Leandro Consentino, cientista político e professor do Insper, pondera que os conceitos de direita e esquerda, nascidos na Revolução Francesa, estão gastos, havendo dificuldade no enquadramento de alguns governos nestes aspectos.

Porém, “o próprio regime Maduro, assim como seu antecessor, Hugo Chávez, proclamam ser de esquerda. Dentro dessa ideia à força que esse regime professa, ele está enquadrado na esquerda, e ao apelar para algo mais extremo do ponto de vista das suas próprias instituições, da sua própria maneira de implementar esse regime, aí a gente pode apelar para uma ideia de uma extrema esquerda”, diz Consentino.

Stephanie Braun Clemente, por sua vez, comenta: “Pensando em uma definição geral do conceito de extrema esquerda, ou seja, que se pauta pela defesa da extinção das desigualdades sociais, que seriam geradas pelo sistema capitalista, por serem negativas para a população, a Venezuela comandada por Nicolás Maduro pode, sim, ser caracterizada assim”.

Autoritarismo

Outro ponto comum ressaltado pelos especialistas ouvidos pela CNN é o autoritarismo do governo de Nicolás Maduro.

Felippe Ramos afirma que, na ciência política, este tópico se refere à concentração de poder.
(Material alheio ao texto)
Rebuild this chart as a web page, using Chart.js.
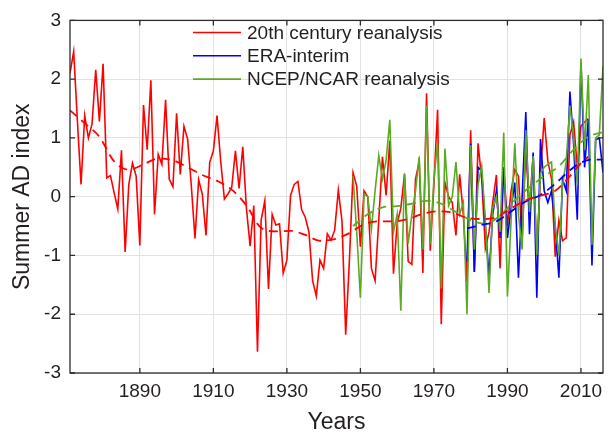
<!DOCTYPE html>
<html lang="en">
<head>
<meta charset="UTF-8">
<title>Summer AD index</title>
<script src="https://cdn.jsdelivr.net/npm/chart.js"></script>
<style>
    html, body { margin: 0; padding: 0; background: #fff; }
    canvas { display: block; }
</style>
</head>
<body>
<canvas id="adChart" width="616" height="437"></canvas>
<script>
// series names, in legend order
var seriesNames = ['20th century reanalysis', 'ERA-interim', 'NCEP/NCAR reanalysis'];

// 20th century reanalysis, one value per year from 1871
var redStart = 1871;
var redValues = [
    2.10, 2.47, 1.30, 0.21, 1.38, 1.00, 1.24, 2.16, 1.28, 2.26,   // 1871-1880
    0.32, 0.36, 0.07, -0.21, 0.79, -0.94, 0.21, 0.57, 0.35, -0.83, // 1881-1890
    1.56, 0.80, 1.98, -0.30, 0.72, 0.55, 1.65, 0.30, 0.17, 1.42,   // 1891-1900
    0.38, 1.20, 0.98, 0.19, -0.71, 0.29, 0.04, -0.66, 0.58, 0.78,  // 1901-1910
    1.38, 0.60, -0.04, 0.05, 0.16, 0.78, 0.14, 0.85, -0.20, -0.84, // 1911-1920
    -0.15, -2.64, -0.40, -0.07, -1.57, -0.30, -0.48, -0.46, -1.30, -1.08, // 1921-1930
    0.02, 0.21, 0.26, -0.22, -0.35, -0.60, -1.43, -1.69, -1.08, -1.22,   // 1931-1940
    -0.63, -0.74, -0.57, 0.11, -0.42, -2.35, -1.10, 0.41, 0.18, -0.85,   // 1941-1950
    0.10, 0.00, -1.22, -1.43, -0.40, 0.68, 0.02, 0.95, -1.31, -0.45,     // 1951-1960
    -0.20, 0.38, -1.10, -1.15, 0.30, 0.60, -1.30, 1.76, -0.92, 0.20,     // 1961-1970
    1.48, -2.17, 0.24, 0.00, -0.10, -0.66, 0.38, -0.30, -1.45, 1.13,     // 1971-1980
    -1.28, 0.91, 0.30, -0.88, -0.60, -0.10, 0.37, -1.22, 0.50, -0.50,    // 1981-1990
    0.10, 0.46, 0.35, -0.74, 0.80, -0.20, 0.70, -1.00, 0.40, 1.34,       // 1991-2000
    0.60, 0.30, -1.02, -0.40, -0.75, -0.70, 1.05, 1.27, 0.50, 1.20,      // 2001-2010
    1.27, 1.33                                                           // 2011-2012
];

// ERA-interim, from 1979
var blueStart = 1979;
var blueValues = [
    -1.10, 0.90,                                                         // 1979-1980
    -1.28, 0.50, 0.44, -0.50, -1.35, -0.30, 0.10, -0.70, 0.50, -0.70,    // 1981-1990
    -0.20, 0.24, -1.38, 0.00, 1.44, -0.64, 0.75, -1.72, 0.98, 0.10,      // 1991-2000
    -0.10, 0.10, -0.50, -1.38, 0.30, 0.10, 1.79, 0.90, -0.39, 2.28,      // 2001-2010
    0.50, 1.32, -1.17, 0.97, 1.00, 0.41                                  // 2011-2016
];

// NCEP/NCAR reanalysis, from 1948
var greenStart = 1948;
var greenValues = [
    0.35, -0.60, -1.72,                                                  // 1948-1950
    0.05, 0.00, -0.55, 0.10, 0.70, 0.30, 0.62, 1.31, -0.60, -0.30,       // 1951-1960
    -1.94, 0.40, -0.80, -0.30, 0.10, 0.68, -0.90, 1.55, -0.80, 0.30,     // 1961-1970
    0.92, -1.56, 0.82, -0.15, 0.00, 0.59, -0.30, -0.10, -2.00, 0.88,     // 1971-1980
    -0.90, 0.20, 0.52, -0.40, -1.64, -0.20, 0.00, -0.60, 1.09, -1.70,    // 1981-1990
    -0.40, 0.91, -0.30, -0.90, 1.13, -0.26, 0.69, -0.99, 0.40, 0.50,     // 1991-2000
    0.55, 0.59, -0.50, -1.00, 0.20, 0.60, 1.55, 1.00, 0.20, 2.35,        // 2001-2010
    0.80, 2.07, -0.82, 1.00, 1.05, 2.22                                  // 2011-2016
];

// smoothed curves (dashed), read at a few years
var redTrendYears = [1871, 1875, 1879, 1883, 1887, 1891, 1895, 1899, 1903, 1907, 1911, 1915, 1919, 1923,
    1927, 1931, 1935, 1939, 1943, 1947, 1951, 1955, 1959, 1963, 1967, 1971, 1975, 1979, 1983, 1987,
    1991, 1995, 1999, 2003, 2007, 2010, 2012];
var redTrendValues = [1.47, 1.25, 1.02, 0.60, 0.46, 0.55, 0.65, 0.62, 0.50, 0.37, 0.27, 0.12, -0.15, -0.53,
    -0.59, -0.58, -0.65, -0.75, -0.72, -0.62, -0.47, -0.42, -0.42, -0.38, -0.29, -0.25, -0.27, -0.36, -0.38, -0.35,
    -0.20, -0.06, 0.02, 0.10, 0.35, 0.57, 0.68];
var blueTrendYears = [1979, 1983, 1987, 1991, 1995, 1999, 2003, 2007, 2010, 2013, 2016];
var blueTrendValues = [-0.54, -0.48, -0.42, -0.25, -0.08, 0.03, 0.22, 0.45, 0.58, 0.63, 0.63];
var greenTrendYears = [1948, 1952, 1956, 1960, 1964, 1968, 1972, 1976, 1980, 1984, 1988, 1992, 1996, 2000, 2004, 2008, 2012, 2016];
var greenTrendValues = [-0.50, -0.30, -0.18, -0.16, -0.12, -0.07, -0.12, -0.26, -0.40, -0.46, -0.32, -0.06, 0.16, 0.35, 0.52, 0.80, 1.02, 1.10];

// axis ticks
var yearTicks = [1890, 1910, 1930, 1950, 1970, 1990, 2010];
var indexTicks = [-3, -2, -1, 0, 1, 2, 3];

var red = '#ff0000';
var blue = '#0000ff';
var green = '#5aab24';
var textColor = '#231f20';
var fontName = '"Liberation Sans", Arial, Helvetica, sans-serif';

function yearly(start, values) {
    return values.map(function (v, i) { return { x: start + i, y: v }; });
}

function paired(years, values) {
    return years.map(function (yr, i) { return { x: yr, y: values[i] }; });
}

// legend drawn inside the axes, no box
var legendPlugin = {
    id: 'insideLegend',
    afterDraw: function (chart) {
        var ctx = chart.ctx;
        var colors = [red, blue, green];
        ctx.save();
        ctx.font = '19px ' + fontName;
        ctx.textBaseline = 'middle';
        ctx.fillStyle = textColor;
        for (var i = 0; i < seriesNames.length; i++) {
            var y = 32.5 + i * 23.3;
            ctx.strokeStyle = colors[i];
            ctx.lineWidth = 1.6;
            ctx.beginPath();
            ctx.moveTo(193, y);
            ctx.lineTo(241, y);
            ctx.stroke();
            ctx.fillText(seriesNames[i], 247, y + 1);
        }
        ctx.restore();
    }
};

// box round the axes with inward ticks on all sides
var boxPlugin = {
    id: 'axesBox',
    afterDraw: function (chart) {
        var a = chart.chartArea;
        var ctx = chart.ctx;
        var xs = chart.scales.x, ys = chart.scales.y;
        ctx.save();
        ctx.strokeStyle = '#2b2b2b';
        ctx.lineWidth = 1.3;
        ctx.strokeRect(a.left, a.top, a.right - a.left, a.bottom - a.top);
        ctx.beginPath();
        yearTicks.forEach(function (t) {
            var px = xs.getPixelForValue(t);
            ctx.moveTo(px, a.bottom); ctx.lineTo(px, a.bottom - 5);
            ctx.moveTo(px, a.top); ctx.lineTo(px, a.top + 5);
        });
        indexTicks.forEach(function (t) {
            var py = ys.getPixelForValue(t);
            ctx.moveTo(a.left, py); ctx.lineTo(a.left + 5, py);
            ctx.moveTo(a.right, py); ctx.lineTo(a.right - 5, py);
        });
        ctx.stroke();
        ctx.restore();
    }
};

var ctx = document.getElementById('adChart').getContext('2d');
new Chart(ctx, {
    type: 'line',
    data: {
        datasets: [
            { label: 'red trend', data: paired(redTrendYears, redTrendValues), borderColor: red, borderWidth: 1.8, borderDash: [9, 6], cubicInterpolationMode: 'monotone', order: 0 },
            { label: 'blue trend', data: paired(blueTrendYears, blueTrendValues), borderColor: blue, borderWidth: 1.8, borderDash: [9, 6], cubicInterpolationMode: 'monotone', order: 0 },
            { label: 'green trend', data: paired(greenTrendYears, greenTrendValues), borderColor: green, borderWidth: 1.8, borderDash: [9, 6], cubicInterpolationMode: 'monotone', order: 0 },
            { label: seriesNames[2], data: yearly(greenStart, greenValues), borderColor: green, borderWidth: 1.6, order: 1 },
            { label: seriesNames[1], data: yearly(blueStart, blueValues), borderColor: blue, borderWidth: 1.6, order: 2 },
            { label: seriesNames[0], data: yearly(redStart, redValues), borderColor: red, borderWidth: 1.6, order: 3 }
        ]
    },
    options: {
        responsive: false,
        animation: false,
        devicePixelRatio: 1,
        parsing: false,
        elements: { point: { radius: 0 }, line: { tension: 0, fill: false } },
        layout: { padding: { top: 15, right: 13, left: 0, bottom: 0 } },
        plugins: { legend: { display: false }, tooltip: { enabled: false } },
        scales: {
            x: {
                type: 'linear',
                min: 1871,
                max: 2016,
                afterBuildTicks: function (scale) {
                    scale.ticks = yearTicks.map(function (v) { return { value: v }; });
                },
                afterFit: function (scale) { scale.height = 64; },
                grid: { color: '#e2e2e2', drawTicks: false },
                border: { display: false },
                ticks: {
                    font: { family: fontName, size: 19 },
                    color: textColor,
                    padding: 7,
                    maxRotation: 0,
                    callback: function (v) { return String(v); }
                },
                title: {
                    display: true,
                    text: 'Years',
                    font: { family: fontName, size: 23 },
                    color: textColor,
                    padding: { top: 0, bottom: 1 }
                }
            },
            y: {
                min: -3,
                max: 3,
                afterBuildTicks: function (scale) {
                    scale.ticks = indexTicks.map(function (v) { return { value: v }; });
                },
                afterFit: function (scale) { scale.width = 70; },
                grid: { color: '#e2e2e2', drawTicks: false },
                border: { display: false },
                ticks: {
                    font: { family: fontName, size: 19 },
                    color: textColor,
                    padding: 9
                },
                title: {
                    display: true,
                    text: 'Summer AD index',
                    font: { family: fontName, size: 23 },
                    color: textColor,
                    padding: { top: 9, bottom: 0 }
                }
            }
        }
    },
    plugins: [legendPlugin, boxPlugin]
});
</script>
</body>
</html>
“Hoje, apesar da Constituição venezuelana indicar a existência de cinco Poderes — aqui no Brasil são três —, esses cinco Poderes se remetem à Presidência da República. Uma submissão aos ditames do chefe de Estado. Portanto, a gente considera isso um regime autoritário”, comenta.

Esse seria ainda um ponto de diferenciação com o chavismo.

Segundo Stephanie Braun Clemente, “Maduro acaba por tomar atitudes autoritárias, que visam a manutenção da Revolução Bolivariana no poder”.

“Hoje, estamos vivenciando uma crise do projeto político-ideológico bolivariano, que confere a originalidade e especificidade da extrema-esquerda venezuelana”, adiciona.

Na última quarta-feira, a Human Rights Watch (HRW) disse nesta quarta-feira (31) que recebeu “relatos credíveis” de 20 mortes relacionadas a protestos na Venezuela sobre os resultados das eleições presidenciais. Na conta de outras ONGs, há relatos de mais de 300 presos políticos no país antes mesmo destas eleições.

Regiane Bressan, professora de Relações Internacionais da Unifesp, afirma que a política externa da Venezuela também foi “contaminada” com o autoritarismo, com uma política de fácil ruptura com a comunidade internacional.

A especialista diz ainda que não divulgar as atas eleitorais é um indício de que o governo Maduro “já rompeu com a democracia”.

Leandro Consentino também ressalta que alguns especialistas têm estudado e abordado a ideia de governos nacionalistas, que estariam comprometidos com “esse ideal nacionalista autoritário e governos mais pautados numa democracia liberal”.

Para Felippe Ramos, o nível de autoritarismo e a possível fraude na eleição presidencial fazem o governo venezuelano “deixar de ser um mero populismo radical, um autoritarismo competitivo”, no qual as eleições não são livres e justas, mas há possibilidade de a oposição vencer cargos, para um regime fechado — de extrema esquerda.